Fewer cancers are being diagnosed as emergencies

New analysis from the BJGP shows that fewer cancers are now being treated as emergencies

There have been concerns that large numbers of cancers were not being diagnosed until patients presented at A&E departments, which was thought to represent diagnostic delay or poor access to services, according to the BJGP.

A large study of over half a million patients with cancer who presented as emergencies between 2006 to 2015 has found a decline in the annual rate of emergency presentations, with emergency referrals from GPs falling by about a half.

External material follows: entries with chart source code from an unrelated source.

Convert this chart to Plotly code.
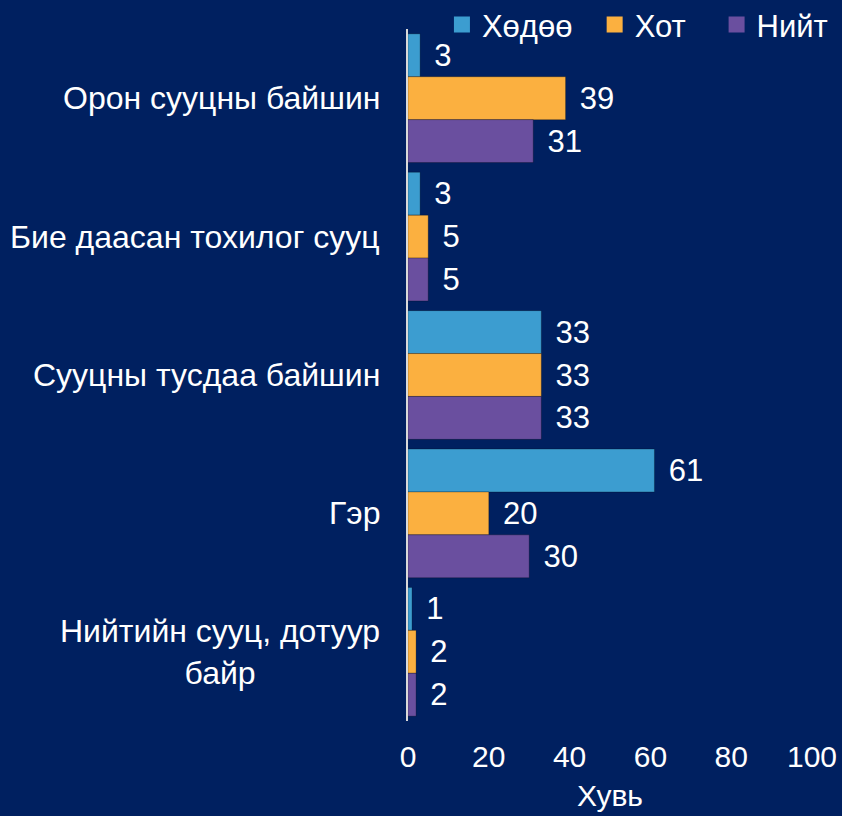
import plotly.graph_objects as go

categories = ["Орон сууцны байшин", "Бие даасан тохилог сууц", "Сууцны тусдаа байшин", "Гэр", "Нийтийн сууц, дотуур<br>байр"]
rural = [3, 3, 33, 61, 1]
urban = [39, 5, 33, 20, 2]
total = [31, 5, 33, 30, 2]
series_names = ["Хөдөө", "Хот", "Нийт"]
colors = ["#3C9DD0", "#FBB040", "#6A4F9F"]
x_ticks = [0, 20, 40, 60, 80, 100]

bg = "#002060"
font = "Liberation Sans, Arial, sans-serif"
legend_pad = [2, 3, 0]

fig = go.Figure()
for name, vals, col in zip(series_names, [rural, urban, total], colors):
    fig.add_trace(go.Bar(
        y=categories, x=vals, name=name, orientation="h", showlegend=False,
        marker=dict(color=col, line=dict(color="rgba(0,0,0,0.25)", width=1)),
        text=[f"\u00a0\u200a{v}" for v in vals], textposition="outside",
        textfont=dict(color="white", size=31, family=font),
        cliponaxis=False,
    ))
# legend entries with larger square swatches
for name, col, pad in zip(series_names, colors, legend_pad):
    fig.add_trace(go.Scatter(
        x=[None], y=[None], mode="markers", name=name + "\u00a0" * pad,
        marker=dict(symbol="square", size=16, color=col, line=dict(width=0)),
        showlegend=True,
    ))

for c in categories:
    fig.add_annotation(x=0, xref="paper", y=c, yref="y", text=c, showarrow=False,
                       xanchor="right", align="center", xshift=-26,
                       font=dict(color="white", size=32, family=font))

fig.update_layout(
    width=842, height=816,
    paper_bgcolor=bg, plot_bgcolor=bg,
    barmode="group", bargap=0.07, bargroupgap=0,
    margin=dict(l=408, r=30, t=29, b=95, autoexpand=False),
    font=dict(family=font, color="white", size=31),
    showlegend=True,
    legend=dict(orientation="h", x=0.084, xanchor="left", y=1.006, yanchor="middle",
                font=dict(size=31, color="white", family=font), bgcolor="rgba(0,0,0,0)",
                traceorder="normal", itemwidth=30),
    xaxis=dict(range=[0, 100], tickvals=x_ticks, showgrid=False, zeroline=False,
               showline=False, ticks="", ticklabelstandoff=15,
               tickfont=dict(size=30, color="white"),
               title=dict(text="Хувь", font=dict(size=30, color="white"), standoff=12)),
    yaxis=dict(autorange="reversed", showticklabels=False, showgrid=False, zeroline=False,
               showline=True, linecolor="#D9D9D9", linewidth=2, ticks=""),
)

fig.write_html("out.html", config={"displayModeBar": False},
               post_script="document.body.style.margin='0';document.body.style.background='#002060';")
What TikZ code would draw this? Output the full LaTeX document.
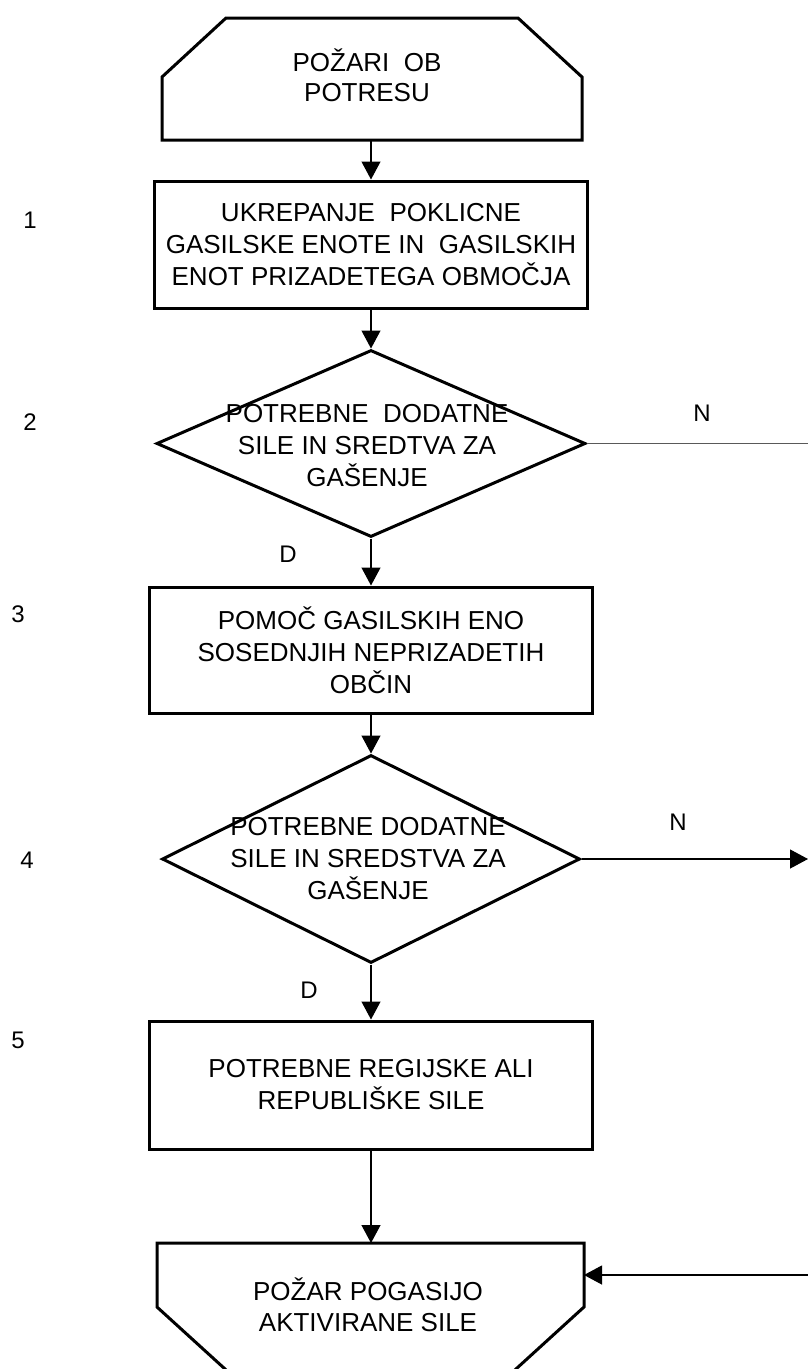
\documentclass[tikz,border=0pt]{standalone}
\usepackage{fontspec}
\setmainfont{Liberation Sans}
\usetikzlibrary{arrows.meta,shapes.geometric}
\begin{document}
\begin{tikzpicture}[x=1pt,y=-1pt,
  shp/.style={draw=black,line width=3pt,line join=miter},
  conn/.style={draw=black,line width=1.2pt},
  arr/.style={conn,-{Triangle[length=18pt,width=19pt]}},
  txt/.style={align=center,font=\fontsize{26}{32}\selectfont,inner sep=0pt},
  lbl/.style={font=\fontsize{24}{28}\selectfont,inner sep=0pt},
  boxnode/.style={shp,rectangle,inner sep=0pt,align=center,font=\fontsize{26}{32}\selectfont},
  dia/.style={shp,diamond,inner sep=0pt}
]
\clip (0,0) rectangle (808,1369);
\fill[white] (0,0) rectangle (808,1369);

% start shape
\draw[shp] (162,140) -- (162,77) -- (226,18) -- (518,18) -- (582,77) -- (582,140) -- cycle;
\coordinate (starts) at (371,140);
\node[txt,anchor=base,font=\fontsize{26}{30}\selectfont] (start) at (367,101) {POŽARI\ \ OB\\POTRESU};

% boxes
\node[boxnode,minimum width=433,minimum height=127] (b1) at (371,244.5) {UKREPANJE\ \ POKLICNE\\GASILSKE ENOTE IN\ \ GASILSKIH\\ENOT PRIZADETEGA OBMOČJA};
\node[boxnode,minimum width=443,minimum height=126] (b3) at (371,650) {POMOČ GASILSKIH ENO\\SOSEDNJIH NEPRIZADETIH\\OBČIN};
\node[boxnode,minimum width=443,minimum height=128] (b5) at (371,1085) {POTREBNE REGIJSKE ALI\\REPUBLIŠKE SILE};

% diamonds
\node[dia,minimum width=429,minimum height=187] (d1) at (371,443.5) {};
\node[txt,anchor=base] (d1t) at (367,486) {POTREBNE\ \ DODATNE\\SILE IN SREDTVA ZA\\GAŠENJE};
\node[dia,minimum width=418,minimum height=208] (d2) at (371,859) {};
\node[txt,anchor=base] (d2t) at (368,899) {POTREBNE DODATNE\\SILE IN SREDSTVA ZA\\GAŠENJE};

% end shape
\draw[shp] (157,1307) -- (157,1243) -- (584,1243) -- (584,1307) -- (460,1420) -- (281,1420) -- cycle;
\coordinate (endn) at (371,1243);
\coordinate (ende) at (584,1275);
\node[txt,anchor=base,font=\fontsize{26}{31}\selectfont] (endt) at (368,1331) {POŽAR POGASIJO\\AKTIVIRANE SILE};

% free ends
\coordinate (n1end) at (808,443.5);
\coordinate (n2end) at (808,859);
\coordinate (rin) at (808,1275);

% connectors
\draw[arr] (starts) -- (b1.north);
\draw[arr] (b1.south) -- (d1.north);
\draw[conn,draw=black!65,line width=1.5pt] (d1.east) -- (n1end);
\draw[arr] (d1.south) -- (b3.north);
\draw[arr] (b3.south) -- (d2.north);
\draw[arr] (d2.east) -- (n2end);
\draw[arr] (d2.south) -- (b5.north);
\draw[arr] (b5.south) -- (endn);
\draw[arr] (rin) -- (ende);

% labels
\node[lbl] (ln1) at (702,413) {N};
\node[lbl] (ln2) at (678,822) {N};
\node[lbl] (ld1) at (288,554) {D};
\node[lbl] (ld2) at (309,990) {D};
\node[lbl] (s1) at (30,220) {1};
\node[lbl] (s2) at (30,422) {2};
\node[lbl] (s3) at (18,614) {3};
\node[lbl] (s4) at (27,860) {4};
\node[lbl] (s5) at (18,1040) {5};
\end{tikzpicture}
\end{document}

The study’s authors suggest that this is likely to reflect increasing use by GPs of the two week wait referral pathways, as well as reductions in emergency presentations following a GP referral, likely indicating a trend towards earlier diagnosis in general practice.

Certain cancers associated with symptoms that may be tolerable to the patient but appropriately alarming to the GP (for example, pancreatic cancer presenting with painless jaundice, or leukaemia found on blood testing) were more likely to be diagnosed after an emergency GP referral; such instances possibly representing appropriate management.

Patients living in deprived areas were more likely to be diagnosed as emergencies.

Professor Lyratzopoulos, who works as professor of cancer epidemiology at UCL, said:

“More than a decade of monitoring of trends in care pathways before the diagnosis of cancer reveals that the NHS is continually getting better in diagnosing cancer earlier and avoiding emergency presentations, and GPs have played a crucial role in these improvements.

“But we also need new tests to help assess patients with non-specific symptoms; novel diagnostic technologies are still much needed today as they were a decade ago.”